__PROMPT__
It is required that the lines from the top of the listing through the line with "minimum height=138pt] (alh)" be reproduced exactly, excluding pictures.

__DATA SECTION__
-------

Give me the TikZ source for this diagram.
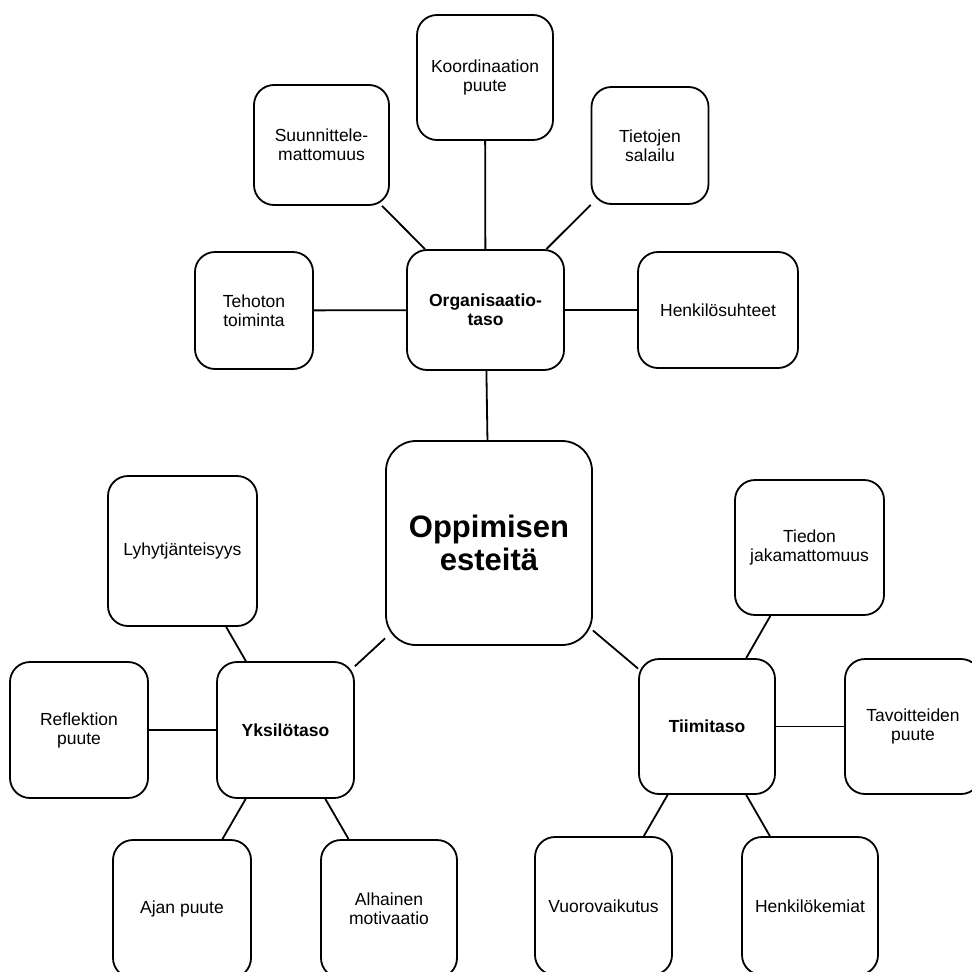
\documentclass[tikz,border=0pt]{standalone}
\usepackage{fontspec}
\setmainfont{Liberation Sans}
\begin{document}
\begin{tikzpicture}[x=1pt,y=-1pt,
  box/.style={draw=black, line width=1.8pt, rounded corners=20pt, fill=white,
    inner sep=0pt, align=center, font=\fontsize{17.5}{19}\selectfont},
  hub/.style={box, font=\fontsize{17.5}{19}\selectfont\bfseries},
  core/.style={box, rounded corners=30pt, font=\fontsize{31}{33}\selectfont\bfseries},
  link/.style={line width=1.8pt}]
\clip (0,0) rectangle (972,972);

% central topic
\node[core, minimum width=206pt, minimum height=204pt] (core) at (489,543) {Oppimisen\\esteitä};

% organisation level
\node[hub, minimum width=157pt, minimum height=120pt] (org) at (485.5,310) {Organisaatio-\\taso};
\node[box, minimum width=136pt, minimum height=125pt] (koord) at (485,77.5) {Koordinaation\\puute};
\node[box, minimum width=135pt, minimum height=120pt] (suun) at (321.5,145) {Suunnittele-\\mattomuus};
\node[box, minimum width=117pt, minimum height=117pt] (tiet) at (650,145.5) {Tietojen\\salailu};
\node[box, minimum width=118pt, minimum height=117pt] (teho) at (254,310.5) {Tehoton\\toiminta};
\node[box, minimum width=160pt, minimum height=116pt] (henk) at (718,310) {Henkilösuhteet};

% individual level
\node[hub, minimum width=137pt, minimum height=136pt] (yks) at (285.5,730) {Yksilötaso};
\node[box, minimum width=149pt, minimum height=150pt] (lyhyt) at (182.5,551) {Lyhytjänteisyys};
\node[box, minimum width=138pt, minimum height=136pt] (refl) at (79,730) {Reflektion\\puute};
\node[box, minimum width=138pt, minimum height=138pt] (ajan) at (182,909) {Ajan puute};
\node[box, minimum width=136pt, minimum height=138pt] (alh) at (389,909) {Alhainen\\motivaatio};

% team level
\node[hub, minimum width=136pt, minimum height=135pt] (tiimi) at (707,726.5) {Tiimitaso};
\node[box, minimum width=149pt, minimum height=135pt] (tiedon) at (809.5,547.5) {Tiedon\\jakamattomuus};
\node[box, minimum width=136pt, minimum height=135pt] (tavo) at (913,726.5) {Tavoitteiden\\puute};
\node[box, minimum width=137pt, minimum height=138pt] (vuoro) at (603.5,906) {Vuorovaikutus};
\node[box, minimum width=136pt, minimum height=138pt] (kemia) at (810,906) {Henkilökemiat};

% connectors
\draw[link] (core) -- (org);
\draw[link] (core) -- (yks);
\draw[link] (core) -- (tiimi);
\draw[link] (org) -- (koord);
\draw[link] (org) -- (suun);
\draw[link] (org) -- (tiet);
\draw[link] (org) -- (teho);
\draw[link] (org) -- (henk);
\draw[link] (yks) -- (lyhyt);
\draw[link] (yks) -- (refl);
\draw[link] (yks) -- (ajan);
\draw[link] (yks) -- (alh);
\draw[link] (tiimi) -- (tiedon);
\draw[link] (tiimi) -- (tavo);
\draw[link] (tiimi) -- (vuoro);
\draw[link] (tiimi) -- (kemia);
\end{tikzpicture}
\end{document}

-------

__SOLUTION BELOW__
Give me the TikZ source for this diagram.
\documentclass[tikz,border=0pt]{standalone}
\usepackage{fontspec}
\setmainfont{Liberation Sans}
\begin{document}
\begin{tikzpicture}[x=1pt,y=-1pt,
  box/.style={draw=black, line width=1.8pt, rounded corners=20pt, fill=white,
    inner sep=0pt, align=center, font=\fontsize{17.5}{19}\selectfont},
  hub/.style={box, font=\fontsize{17.5}{19}\selectfont\bfseries},
  core/.style={box, rounded corners=30pt, font=\fontsize{31}{33}\selectfont\bfseries},
  link/.style={line width=1.8pt}]
\clip (0,0) rectangle (972,972);

% central topic
\node[core, minimum width=206pt, minimum height=204pt] (core) at (489,543) {Oppimisen\\esteitä};

% organisation level
\node[hub, minimum width=157pt, minimum height=120pt] (org) at (485.5,310) {Organisaatio-\\taso};
\node[box, minimum width=136pt, minimum height=125pt] (koord) at (485,77.5) {Koordinaation\\puute};
\node[box, minimum width=135pt, minimum height=120pt] (suun) at (321.5,145) {Suunnittele-\\mattomuus};
\node[box, minimum width=117pt, minimum height=117pt] (tiet) at (650,145.5) {Tietojen\\salailu};
\node[box, minimum width=118pt, minimum height=117pt] (teho) at (254,310.5) {Tehoton\\toiminta};
\node[box, minimum width=160pt, minimum height=116pt] (henk) at (718,310) {Henkilösuhteet};

% individual level
\node[hub, minimum width=137pt, minimum height=136pt] (yks) at (285.5,730) {Yksilötaso};
\node[box, minimum width=149pt, minimum height=150pt] (lyhyt) at (182.5,551) {Lyhytjänteisyys};
\node[box, minimum width=138pt, minimum height=136pt] (refl) at (79,730) {Reflektion\\puute};
\node[box, minimum width=138pt, minimum height=138pt] (ajan) at (182,909) {Ajan puute};
\node[box, minimum width=136pt, minimum height=138pt] (alh) at (389,909) {Alhainen\\motivaatio};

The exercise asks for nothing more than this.